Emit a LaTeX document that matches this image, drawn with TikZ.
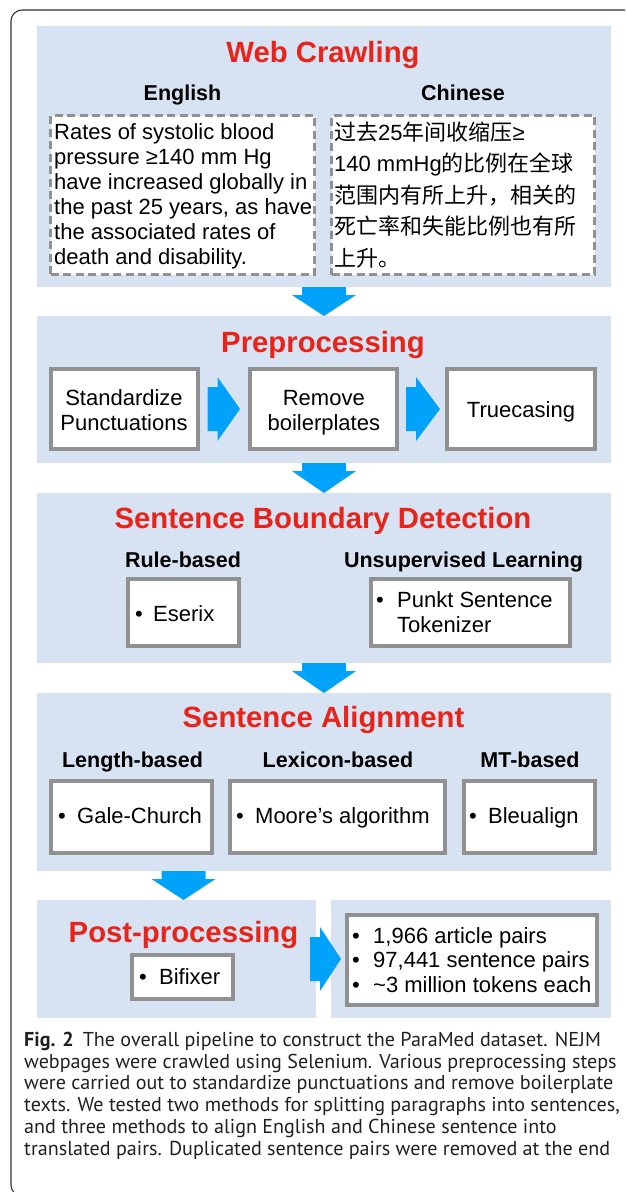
\documentclass[tikz,border=0pt]{standalone}
\usepackage{fontspec}
\setmainfont{Liberation Sans}
\newfontfamily\cjk{Noto Sans CJK SC}
\newfontfamily\capfont{PT Sans}
\usetikzlibrary{calc}

\definecolor{panelblue}{RGB}{215,227,242}
\definecolor{arrowblue}{RGB}{0,162,250}
\definecolor{titlered}{RGB}{232,35,25}
\definecolor{boxgray}{RGB}{145,145,145}
\definecolor{captext}{RGB}{35,31,32}

\newcommand{\topstrut}{\rule{0pt}{20pt}}
\newcommand{\bul}[1][19pt]{\makebox[#1][l]{•}}
\newcommand{\lat}[1]{{\rmfamily #1}}
\newcommand{\blkdown}[2]{\fill[arrowblue] let \p1=(#1), \p2=(#2) in
  (\x1-22pt,\y1) -- (\x1+22pt,\y1) -- (\x1+22pt,\y1-8pt) -- (\x1+32pt,\y1-8pt)
  -- (\x1,\y2) -- (\x1-32pt,\y1-8pt) -- (\x1-22pt,\y1-8pt) -- cycle;}
\newcommand{\blkright}[2]{\fill[arrowblue] let \p1=(#1), \p2=(#2) in
  (\x1,\y1+22pt) -- (\x1+10pt,\y1+22pt) -- (\x1+10pt,\y1+32pt) -- (\x2,\y1)
  -- (\x1+10pt,\y1-32pt) -- (\x1+10pt,\y1-22pt) -- (\x1,\y1-22pt) -- cycle;}

\tikzset{
  panel/.style={fill=panelblue, draw=none, inner sep=0pt, outer sep=0pt},
  solidbox/.style={draw=boxgray, line width=4pt, fill=white, inner sep=0pt, outer sep=0pt},
  dashbox/.style={draw=boxgray, line width=3pt, dash pattern=on 8pt off 4.5pt, fill=white, inner sep=0pt, outer sep=0pt},
  titletext/.style={text=titlered, font=\fontsize{29.3}{34}\selectfont\bfseries, anchor=base, inner sep=0pt},
  subhead/.style={font=\fontsize{21.5}{25}\selectfont\bfseries, anchor=base, inner sep=0pt},
  body/.style={font=\fontsize{22}{25}\selectfont, inner sep=0pt},
  captionstyle/.style={font=\capfont\fontsize{20.1}{21.8}\selectfont, text=captext, inner sep=0pt, anchor=north west, align=left},
}

\begin{document}
\begin{tikzpicture}[x=1pt, y=-1pt]
\useasboundingbox (0,0) rectangle (625,1192);

% outer frame
\begin{scope}
  \clip (0,0) rectangle (625,1192);
  \draw[line width=1.1pt, draw=black!80, rounded corners=11pt] (11,10) rectangle (650,1196);
\end{scope}

% panels
\node[panel, minimum width=574pt, minimum height=261pt] (p1) at (324,156.5) {};
\node[panel, minimum width=574pt, minimum height=147pt] (p2) at (324,389.5) {};
\node[panel, minimum width=574pt, minimum height=170pt] (p3) at (324,578) {};
\node[panel, minimum width=574pt, minimum height=178pt] (p4) at (324,782) {};
\node[panel, minimum width=279pt, minimum height=118pt] (p5a) at (176.5,959) {};
\node[panel, minimum width=280pt, minimum height=118pt] (p5b) at (471,959) {};

% Web crawling
\node[titletext] (t1) at (323,62) {Web Crawling};
\node[subhead] (enh) at (182.5,100) {English};
\node[subhead] (zhh) at (463,100) {Chinese};
\node[dashbox, minimum width=264pt, minimum height=159pt] (enbox) at (182.5,195) {};
\node[dashbox, minimum width=263pt, minimum height=159pt] (zhbox) at (463,195) {};
\node[body, anchor=north west, align=left] (entext) at (54,119.3)
  {\topstrut Rates of systolic blood\\pressure ≥140 mm Hg\\have increased globally in\\the past 25 years, as have\\the associated rates of\\death and disability.};
\node[anchor=north west, align=left, inner sep=0pt, font=\cjk\fontsize{22}{31.5}\selectfont] (zhtext) at (334,118)
  {\rule{0pt}{22pt}过去\lat{25}年间收缩压\lat{≥}\\\lat{140 mmHg}的比例在全球\\范围内有所上升，相关的\\死亡率和失能比例也有所\\上升。};

% Preprocessing
\node[titletext] (t2) at (323,352) {Preprocessing};
\node[solidbox, minimum width=147pt, minimum height=80pt] (b1) at (124,409) {};
\node[solidbox, minimum width=147pt, minimum height=80pt] (b2) at (323.5,409) {};
\node[solidbox, minimum width=148pt, minimum height=80pt] (b3) at (521,409) {};
\node[body, anchor=north, align=center] (b1t) at (124,385) {\topstrut Standardize\\Punctuations};
\node[body, anchor=north, align=center] (b2t) at (323.8,385) {\topstrut Remove\\boilerplates};
\node[body, anchor=base] (b3t) at (521,417) {Truecasing};

% Sentence boundary detection
\node[titletext] (t3) at (323,528) {Sentence Boundary Detection};
\node[subhead] (rbh) at (183,567) {Rule-based};
\node[subhead] (ulh) at (463.5,567) {Unsupervised Learning};
\node[solidbox, minimum width=111pt, minimum height=67pt] (eser) at (183.5,612.5) {};
\node[solidbox, minimum width=199pt, minimum height=67pt] (punkt) at (470.5,612.5) {};
\node[body, anchor=base west] (esert) at (135,621) {\bul[18pt]Eserix};
\node[body, anchor=north west, align=left] (punktt) at (376,587)
  {\topstrut\bul[21pt]Punkt Sentence\\\hspace*{21pt}Tokenizer};

% Sentence alignment
\node[titletext] (t4) at (323.5,727) {Sentence Alignment};
\node[subhead] (lenh) at (132.5,767) {Length-based};
\node[subhead] (lexh) at (338,767) {Lexicon-based};
\node[subhead] (mth) at (530,767) {MT-based};
\node[solidbox, minimum width=161pt, minimum height=72pt] (gale) at (131.5,816.5) {};
\node[solidbox, minimum width=215pt, minimum height=72pt] (moore) at (337.5,816.5) {};
\node[solidbox, minimum width=131pt, minimum height=72pt] (bleu) at (529.5,816.5) {};
\node[body, anchor=base west] (galet) at (58,823) {\bul Gale-Church};
\node[body, anchor=base west] (mooret) at (236,823) {\bul[19pt]Moore’s algorithm};
\node[body, anchor=base west] (bleut) at (469,823) {\bul[19pt]Bleualign};

% Post-processing
\node[titletext] (t5) at (183.5,942) {Post-processing};
\node[solidbox, minimum width=101pt, minimum height=44pt] (bif) at (182.5,977) {};
\node[body, anchor=base west] (bift) at (139,984) {\bul[20pt]Bifixer};
\node[solidbox, minimum width=250pt, minimum height=90pt] (stats) at (472,960) {};
\node[body, anchor=north west, align=left, font=\fontsize{22}{24.5}\selectfont] (statst) at (352,923)
  {\topstrut\bul[21pt]1,966 article pairs\\\bul[21pt]97,441 sentence pairs\\\bul[21pt]\textasciitilde 3 million tokens each};

% block arrows
\blkdown{p1.south}{p2.north}
\blkdown{p2.south}{p3.north}
\blkdown{p3.south}{p4.north}
\blkdown{p4.south -| t5}{p5a.north -| t5}
\blkright{$(b1.east)+(10,0)$}{$(b2.west)+(-10,0)$}
\blkright{$(b2.east)+(9,0)$}{$(b3.west)+(-7,0)$}
\blkright{$(p5a.east)+(-6,0)$}{$(stats.west)+(-6,0)$}

% caption
\node[captionstyle] (cap) at (24,1028)
  {\rule{0pt}{18pt}\textbf{Fig. 2}\hspace{0.45em}The overall pipeline to construct the ParaMed dataset. NEJM\\
   webpages were crawled using Selenium. Various preprocessing steps\\
   were carried out to standardize punctuations and remove boilerplate\\
   texts. We tested two methods for splitting paragraphs into sentences,\\
   and three methods to align English and Chinese sentence into\\
   translated pairs. Duplicated sentence pairs were removed at the end};
\end{tikzpicture}
\end{document}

• • • •

▸ **Directions for this task**
All of the material above needs to be restated exactly, with no pictures.

▸ **Right answer**
Emit a LaTeX document that matches this image, drawn with TikZ.
\documentclass[tikz,border=0pt]{standalone}
\usepackage{fontspec}
\setmainfont{Liberation Sans}
\newfontfamily\cjk{Noto Sans CJK SC}
\newfontfamily\capfont{PT Sans}
\usetikzlibrary{calc}

\definecolor{panelblue}{RGB}{215,227,242}
\definecolor{arrowblue}{RGB}{0,162,250}
\definecolor{titlered}{RGB}{232,35,25}
\definecolor{boxgray}{RGB}{145,145,145}
\definecolor{captext}{RGB}{35,31,32}

\newcommand{\topstrut}{\rule{0pt}{20pt}}
\newcommand{\bul}[1][19pt]{\makebox[#1][l]{•}}
\newcommand{\lat}[1]{{\rmfamily #1}}
\newcommand{\blkdown}[2]{\fill[arrowblue] let \p1=(#1), \p2=(#2) in
  (\x1-22pt,\y1) -- (\x1+22pt,\y1) -- (\x1+22pt,\y1-8pt) -- (\x1+32pt,\y1-8pt)
  -- (\x1,\y2) -- (\x1-32pt,\y1-8pt) -- (\x1-22pt,\y1-8pt) -- cycle;}
\newcommand{\blkright}[2]{\fill[arrowblue] let \p1=(#1), \p2=(#2) in
  (\x1,\y1+22pt) -- (\x1+10pt,\y1+22pt) -- (\x1+10pt,\y1+32pt) -- (\x2,\y1)
  -- (\x1+10pt,\y1-32pt) -- (\x1+10pt,\y1-22pt) -- (\x1,\y1-22pt) -- cycle;}

\tikzset{
  panel/.style={fill=panelblue, draw=none, inner sep=0pt, outer sep=0pt},
  solidbox/.style={draw=boxgray, line width=4pt, fill=white, inner sep=0pt, outer sep=0pt},
  dashbox/.style={draw=boxgray, line width=3pt, dash pattern=on 8pt off 4.5pt, fill=white, inner sep=0pt, outer sep=0pt},
  titletext/.style={text=titlered, font=\fontsize{29.3}{34}\selectfont\bfseries, anchor=base, inner sep=0pt},
  subhead/.style={font=\fontsize{21.5}{25}\selectfont\bfseries, anchor=base, inner sep=0pt},
  body/.style={font=\fontsize{22}{25}\selectfont, inner sep=0pt},
  captionstyle/.style={font=\capfont\fontsize{20.1}{21.8}\selectfont, text=captext, inner sep=0pt, anchor=north west, align=left},
}

\begin{document}
\begin{tikzpicture}[x=1pt, y=-1pt]
\useasboundingbox (0,0) rectangle (625,1192);

% outer frame
\begin{scope}
  \clip (0,0) rectangle (625,1192);
  \draw[line width=1.1pt, draw=black!80, rounded corners=11pt] (11,10) rectangle (650,1196);
\end{scope}

% panels
\node[panel, minimum width=574pt, minimum height=261pt] (p1) at (324,156.5) {};
\node[panel, minimum width=574pt, minimum height=147pt] (p2) at (324,389.5) {};
\node[panel, minimum width=574pt, minimum height=170pt] (p3) at (324,578) {};
\node[panel, minimum width=574pt, minimum height=178pt] (p4) at (324,782) {};
\node[panel, minimum width=279pt, minimum height=118pt] (p5a) at (176.5,959) {};
\node[panel, minimum width=280pt, minimum height=118pt] (p5b) at (471,959) {};

% Web crawling
\node[titletext] (t1) at (323,62) {Web Crawling};
\node[subhead] (enh) at (182.5,100) {English};
\node[subhead] (zhh) at (463,100) {Chinese};
\node[dashbox, minimum width=264pt, minimum height=159pt] (enbox) at (182.5,195) {};
\node[dashbox, minimum width=263pt, minimum height=159pt] (zhbox) at (463,195) {};
\node[body, anchor=north west, align=left] (entext) at (54,119.3)
  {\topstrut Rates of systolic blood\\pressure ≥140 mm Hg\\have increased globally in\\the past 25 years, as have\\the associated rates of\\death and disability.};
\node[anchor=north west, align=left, inner sep=0pt, font=\cjk\fontsize{22}{31.5}\selectfont] (zhtext) at (334,118)
  {\rule{0pt}{22pt}过去\lat{25}年间收缩压\lat{≥}\\\lat{140 mmHg}的比例在全球\\范围内有所上升，相关的\\死亡率和失能比例也有所\\上升。};

% Preprocessing
\node[titletext] (t2) at (323,352) {Preprocessing};
\node[solidbox, minimum width=147pt, minimum height=80pt] (b1) at (124,409) {};
\node[solidbox, minimum width=147pt, minimum height=80pt] (b2) at (323.5,409) {};
\node[solidbox, minimum width=148pt, minimum height=80pt] (b3) at (521,409) {};
\node[body, anchor=north, align=center] (b1t) at (124,385) {\topstrut Standardize\\Punctuations};
\node[body, anchor=north, align=center] (b2t) at (323.8,385) {\topstrut Remove\\boilerplates};
\node[body, anchor=base] (b3t) at (521,417) {Truecasing};

% Sentence boundary detection
\node[titletext] (t3) at (323,528) {Sentence Boundary Detection};
\node[subhead] (rbh) at (183,567) {Rule-based};
\node[subhead] (ulh) at (463.5,567) {Unsupervised Learning};
\node[solidbox, minimum width=111pt, minimum height=67pt] (eser) at (183.5,612.5) {};
\node[solidbox, minimum width=199pt, minimum height=67pt] (punkt) at (470.5,612.5) {};
\node[body, anchor=base west] (esert) at (135,621) {\bul[18pt]Eserix};
\node[body, anchor=north west, align=left] (punktt) at (376,587)
  {\topstrut\bul[21pt]Punkt Sentence\\\hspace*{21pt}Tokenizer};

% Sentence alignment
\node[titletext] (t4) at (323.5,727) {Sentence Alignment};
\node[subhead] (lenh) at (132.5,767) {Length-based};
\node[subhead] (lexh) at (338,767) {Lexicon-based};
\node[subhead] (mth) at (530,767) {MT-based};
\node[solidbox, minimum width=161pt, minimum height=72pt] (gale) at (131.5,816.5) {};
\node[solidbox, minimum width=215pt, minimum height=72pt] (moore) at (337.5,816.5) {};
\node[solidbox, minimum width=131pt, minimum height=72pt] (bleu) at (529.5,816.5) {};
\node[body, anchor=base west] (galet) at (58,823) {\bul Gale-Church};
\node[body, anchor=base west] (mooret) at (236,823) {\bul[19pt]Moore’s algorithm};
\node[body, anchor=base west] (bleut) at (469,823) {\bul[19pt]Bleualign};

% Post-processing
\node[titletext] (t5) at (183.5,942) {Post-processing};
\node[solidbox, minimum width=101pt, minimum height=44pt] (bif) at (182.5,977) {};
\node[body, anchor=base west] (bift) at (139,984) {\bul[20pt]Bifixer};
\node[solidbox, minimum width=250pt, minimum height=90pt] (stats) at (472,960) {};
\node[body, anchor=north west, align=left, font=\fontsize{22}{24.5}\selectfont] (statst) at (352,923)
  {\topstrut\bul[21pt]1,966 article pairs\\\bul[21pt]97,441 sentence pairs\\\bul[21pt]\textasciitilde 3 million tokens each};

% block arrows
\blkdown{p1.south}{p2.north}
\blkdown{p2.south}{p3.north}
\blkdown{p3.south}{p4.north}
\blkdown{p4.south -| t5}{p5a.north -| t5}
\blkright{$(b1.east)+(10,0)$}{$(b2.west)+(-10,0)$}
\blkright{$(b2.east)+(9,0)$}{$(b3.west)+(-7,0)$}
\blkright{$(p5a.east)+(-6,0)$}{$(stats.west)+(-6,0)$}

% caption
\node[captionstyle] (cap) at (24,1028)
  {\rule{0pt}{18pt}\textbf{Fig. 2}\hspace{0.45em}The overall pipeline to construct the ParaMed dataset. NEJM\\
   webpages were crawled using Selenium. Various preprocessing steps\\
   were carried out to standardize punctuations and remove boilerplate\\
   texts. We tested two methods for splitting paragraphs into sentences,\\
   and three methods to align English and Chinese sentence into\\
   translated pairs. Duplicated sentence pairs were removed at the end};
\end{tikzpicture}
\end{document}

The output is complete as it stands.